Required work:
From the first line of the data below through the line bearing "import seaborn as sns", reproduce each line exactly; do not include pictures.

Provided data:
* * *

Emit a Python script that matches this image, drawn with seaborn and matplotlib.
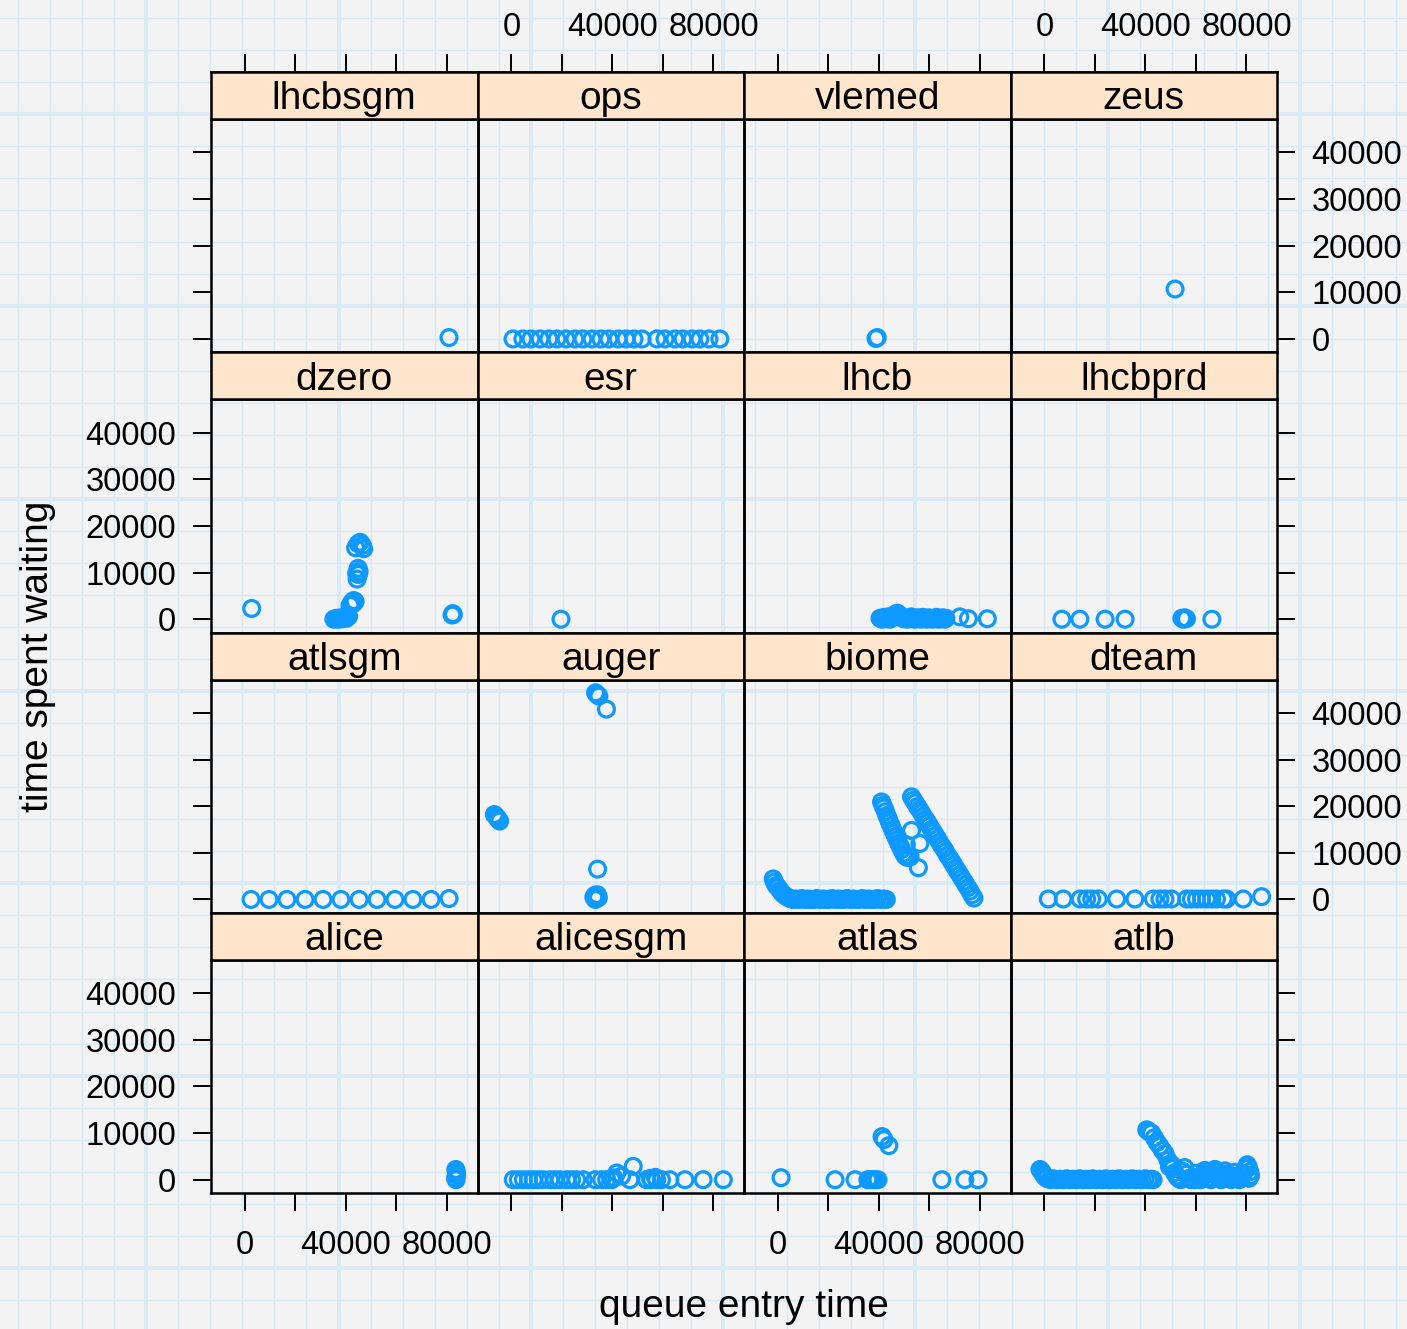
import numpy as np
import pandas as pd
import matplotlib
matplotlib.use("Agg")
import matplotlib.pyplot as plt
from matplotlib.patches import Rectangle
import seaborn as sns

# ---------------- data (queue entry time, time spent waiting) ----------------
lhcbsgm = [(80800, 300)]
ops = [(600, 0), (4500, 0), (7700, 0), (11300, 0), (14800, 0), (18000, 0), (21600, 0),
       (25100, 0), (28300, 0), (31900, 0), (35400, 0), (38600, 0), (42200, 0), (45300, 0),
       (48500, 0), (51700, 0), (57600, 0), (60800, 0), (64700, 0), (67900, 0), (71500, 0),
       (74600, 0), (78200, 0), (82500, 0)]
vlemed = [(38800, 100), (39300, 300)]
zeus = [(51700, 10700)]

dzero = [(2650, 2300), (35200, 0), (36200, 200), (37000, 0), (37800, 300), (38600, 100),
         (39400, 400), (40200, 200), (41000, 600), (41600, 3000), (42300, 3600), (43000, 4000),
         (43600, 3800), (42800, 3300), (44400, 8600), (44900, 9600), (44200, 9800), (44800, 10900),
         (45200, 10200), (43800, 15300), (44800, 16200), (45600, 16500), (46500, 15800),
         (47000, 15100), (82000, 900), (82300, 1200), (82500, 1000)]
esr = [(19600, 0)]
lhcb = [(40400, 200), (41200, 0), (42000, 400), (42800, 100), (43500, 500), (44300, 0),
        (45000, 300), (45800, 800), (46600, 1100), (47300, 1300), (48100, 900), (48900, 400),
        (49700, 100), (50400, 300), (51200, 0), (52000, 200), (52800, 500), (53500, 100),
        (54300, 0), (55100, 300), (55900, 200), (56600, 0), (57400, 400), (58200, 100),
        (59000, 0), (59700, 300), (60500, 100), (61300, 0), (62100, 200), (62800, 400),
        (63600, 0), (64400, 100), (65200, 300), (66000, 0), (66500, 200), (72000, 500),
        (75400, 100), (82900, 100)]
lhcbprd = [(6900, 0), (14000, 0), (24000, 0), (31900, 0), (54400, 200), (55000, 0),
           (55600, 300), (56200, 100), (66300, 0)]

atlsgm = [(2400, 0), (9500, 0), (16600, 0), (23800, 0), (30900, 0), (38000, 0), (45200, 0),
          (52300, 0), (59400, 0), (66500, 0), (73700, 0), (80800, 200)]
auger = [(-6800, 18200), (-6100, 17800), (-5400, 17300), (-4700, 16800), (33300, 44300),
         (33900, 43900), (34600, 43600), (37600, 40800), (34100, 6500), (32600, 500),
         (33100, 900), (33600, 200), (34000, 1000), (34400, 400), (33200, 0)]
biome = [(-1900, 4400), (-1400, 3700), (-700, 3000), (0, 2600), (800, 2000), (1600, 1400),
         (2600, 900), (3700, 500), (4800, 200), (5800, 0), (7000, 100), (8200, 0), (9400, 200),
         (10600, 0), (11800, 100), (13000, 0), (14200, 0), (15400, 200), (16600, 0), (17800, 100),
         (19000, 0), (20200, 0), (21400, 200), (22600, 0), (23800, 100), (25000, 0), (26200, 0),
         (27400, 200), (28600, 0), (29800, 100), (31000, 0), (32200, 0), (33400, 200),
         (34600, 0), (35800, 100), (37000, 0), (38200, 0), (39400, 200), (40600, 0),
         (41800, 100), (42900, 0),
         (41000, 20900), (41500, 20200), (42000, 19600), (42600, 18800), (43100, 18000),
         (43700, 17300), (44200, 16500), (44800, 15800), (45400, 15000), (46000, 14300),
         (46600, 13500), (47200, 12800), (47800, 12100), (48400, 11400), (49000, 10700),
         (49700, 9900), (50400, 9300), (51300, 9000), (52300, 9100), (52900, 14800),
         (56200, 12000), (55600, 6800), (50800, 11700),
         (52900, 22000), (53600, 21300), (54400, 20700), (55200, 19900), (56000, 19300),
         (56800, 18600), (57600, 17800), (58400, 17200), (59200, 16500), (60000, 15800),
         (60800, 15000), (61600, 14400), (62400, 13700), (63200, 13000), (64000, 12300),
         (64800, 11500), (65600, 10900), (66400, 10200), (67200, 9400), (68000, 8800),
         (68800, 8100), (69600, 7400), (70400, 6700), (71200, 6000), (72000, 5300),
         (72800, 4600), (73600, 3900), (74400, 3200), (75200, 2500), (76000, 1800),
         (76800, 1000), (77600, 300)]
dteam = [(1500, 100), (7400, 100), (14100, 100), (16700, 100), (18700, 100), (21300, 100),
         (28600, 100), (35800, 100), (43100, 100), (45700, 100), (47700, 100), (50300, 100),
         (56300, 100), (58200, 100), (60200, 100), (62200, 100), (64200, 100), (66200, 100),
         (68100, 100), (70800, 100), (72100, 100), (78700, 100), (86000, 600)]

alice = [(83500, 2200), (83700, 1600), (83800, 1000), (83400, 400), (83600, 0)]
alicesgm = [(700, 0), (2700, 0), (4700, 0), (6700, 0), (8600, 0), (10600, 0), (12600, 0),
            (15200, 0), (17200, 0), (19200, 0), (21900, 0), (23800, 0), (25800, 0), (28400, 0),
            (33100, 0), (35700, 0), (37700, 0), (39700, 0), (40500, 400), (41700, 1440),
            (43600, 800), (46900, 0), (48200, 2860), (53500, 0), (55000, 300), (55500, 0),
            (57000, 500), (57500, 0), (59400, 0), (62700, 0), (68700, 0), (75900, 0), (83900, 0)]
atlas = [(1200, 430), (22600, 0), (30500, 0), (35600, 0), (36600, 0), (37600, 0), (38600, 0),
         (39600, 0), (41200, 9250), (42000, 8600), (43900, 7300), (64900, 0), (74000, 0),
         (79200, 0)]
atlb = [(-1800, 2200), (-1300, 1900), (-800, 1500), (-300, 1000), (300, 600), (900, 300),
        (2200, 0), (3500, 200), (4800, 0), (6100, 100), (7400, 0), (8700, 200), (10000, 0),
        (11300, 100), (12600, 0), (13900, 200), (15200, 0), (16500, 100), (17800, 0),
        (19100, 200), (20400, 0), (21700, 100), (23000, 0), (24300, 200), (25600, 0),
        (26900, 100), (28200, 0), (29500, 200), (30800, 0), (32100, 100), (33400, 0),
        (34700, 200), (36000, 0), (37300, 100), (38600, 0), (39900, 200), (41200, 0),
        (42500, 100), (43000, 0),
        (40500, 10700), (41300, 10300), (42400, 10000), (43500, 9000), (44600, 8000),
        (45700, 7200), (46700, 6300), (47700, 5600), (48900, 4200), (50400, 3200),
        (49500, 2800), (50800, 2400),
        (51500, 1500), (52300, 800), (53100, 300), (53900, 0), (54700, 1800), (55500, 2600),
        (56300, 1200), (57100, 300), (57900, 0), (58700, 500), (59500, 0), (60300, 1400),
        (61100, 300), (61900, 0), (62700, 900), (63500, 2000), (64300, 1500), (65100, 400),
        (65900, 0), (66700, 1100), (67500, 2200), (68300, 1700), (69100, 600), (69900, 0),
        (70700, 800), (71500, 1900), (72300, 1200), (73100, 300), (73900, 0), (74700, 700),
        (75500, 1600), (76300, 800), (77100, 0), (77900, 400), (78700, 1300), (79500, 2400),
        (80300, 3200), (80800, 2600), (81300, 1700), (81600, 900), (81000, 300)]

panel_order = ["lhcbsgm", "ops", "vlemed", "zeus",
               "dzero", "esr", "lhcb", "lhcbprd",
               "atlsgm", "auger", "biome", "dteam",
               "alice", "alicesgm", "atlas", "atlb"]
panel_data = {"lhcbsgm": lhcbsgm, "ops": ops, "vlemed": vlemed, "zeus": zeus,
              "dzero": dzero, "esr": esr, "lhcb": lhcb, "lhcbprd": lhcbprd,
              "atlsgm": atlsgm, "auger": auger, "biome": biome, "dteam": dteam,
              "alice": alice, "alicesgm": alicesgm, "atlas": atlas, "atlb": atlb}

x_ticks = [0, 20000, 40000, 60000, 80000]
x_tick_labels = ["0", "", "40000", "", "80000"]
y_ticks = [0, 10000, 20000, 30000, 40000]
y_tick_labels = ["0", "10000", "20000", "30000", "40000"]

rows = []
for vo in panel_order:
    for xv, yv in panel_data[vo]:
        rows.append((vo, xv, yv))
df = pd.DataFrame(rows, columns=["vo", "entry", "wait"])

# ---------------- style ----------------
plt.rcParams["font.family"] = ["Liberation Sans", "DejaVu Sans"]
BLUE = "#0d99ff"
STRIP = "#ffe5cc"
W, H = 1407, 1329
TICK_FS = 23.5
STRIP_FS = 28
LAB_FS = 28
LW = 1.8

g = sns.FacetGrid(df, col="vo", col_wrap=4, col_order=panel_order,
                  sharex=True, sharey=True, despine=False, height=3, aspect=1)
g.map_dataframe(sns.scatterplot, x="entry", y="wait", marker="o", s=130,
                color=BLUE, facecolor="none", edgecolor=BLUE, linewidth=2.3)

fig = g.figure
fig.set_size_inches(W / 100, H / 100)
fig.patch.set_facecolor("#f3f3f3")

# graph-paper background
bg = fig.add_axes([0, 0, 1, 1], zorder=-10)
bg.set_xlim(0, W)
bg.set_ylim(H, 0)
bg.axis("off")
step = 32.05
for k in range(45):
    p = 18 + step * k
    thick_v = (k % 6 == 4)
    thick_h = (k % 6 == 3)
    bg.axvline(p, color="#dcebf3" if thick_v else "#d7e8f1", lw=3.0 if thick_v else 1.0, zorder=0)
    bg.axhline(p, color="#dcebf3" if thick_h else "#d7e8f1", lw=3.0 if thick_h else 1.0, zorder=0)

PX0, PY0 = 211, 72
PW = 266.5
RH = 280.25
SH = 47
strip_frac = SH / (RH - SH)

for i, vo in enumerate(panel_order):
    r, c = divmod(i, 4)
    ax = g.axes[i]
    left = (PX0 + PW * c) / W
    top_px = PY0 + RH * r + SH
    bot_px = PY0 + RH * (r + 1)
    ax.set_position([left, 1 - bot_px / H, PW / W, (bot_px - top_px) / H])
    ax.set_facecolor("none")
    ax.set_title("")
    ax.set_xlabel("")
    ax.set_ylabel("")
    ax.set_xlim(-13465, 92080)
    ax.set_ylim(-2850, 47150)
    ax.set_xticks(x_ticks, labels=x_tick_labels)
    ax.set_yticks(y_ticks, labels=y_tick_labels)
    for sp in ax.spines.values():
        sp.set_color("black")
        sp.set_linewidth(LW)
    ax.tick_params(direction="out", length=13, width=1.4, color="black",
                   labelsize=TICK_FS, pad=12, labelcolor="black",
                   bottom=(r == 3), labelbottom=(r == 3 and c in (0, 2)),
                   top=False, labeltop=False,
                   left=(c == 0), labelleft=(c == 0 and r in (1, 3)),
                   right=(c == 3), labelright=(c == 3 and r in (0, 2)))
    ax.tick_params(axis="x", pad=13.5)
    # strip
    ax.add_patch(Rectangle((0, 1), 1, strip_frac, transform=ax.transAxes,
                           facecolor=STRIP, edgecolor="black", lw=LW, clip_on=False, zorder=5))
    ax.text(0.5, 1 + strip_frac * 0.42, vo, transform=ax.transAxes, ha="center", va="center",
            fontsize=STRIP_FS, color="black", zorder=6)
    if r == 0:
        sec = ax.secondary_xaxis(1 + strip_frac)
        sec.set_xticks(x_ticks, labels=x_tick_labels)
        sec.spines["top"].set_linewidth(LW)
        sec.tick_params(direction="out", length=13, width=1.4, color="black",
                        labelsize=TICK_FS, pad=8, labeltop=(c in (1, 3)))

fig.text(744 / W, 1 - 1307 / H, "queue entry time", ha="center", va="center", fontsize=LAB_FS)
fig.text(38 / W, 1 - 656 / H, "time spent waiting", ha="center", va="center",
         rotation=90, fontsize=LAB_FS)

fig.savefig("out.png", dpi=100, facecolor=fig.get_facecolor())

* * *

Correct output:
Emit a Python script that matches this image, drawn with seaborn and matplotlib.
import numpy as np
import pandas as pd
import matplotlib
matplotlib.use("Agg")
import matplotlib.pyplot as plt
from matplotlib.patches import Rectangle
import seaborn as sns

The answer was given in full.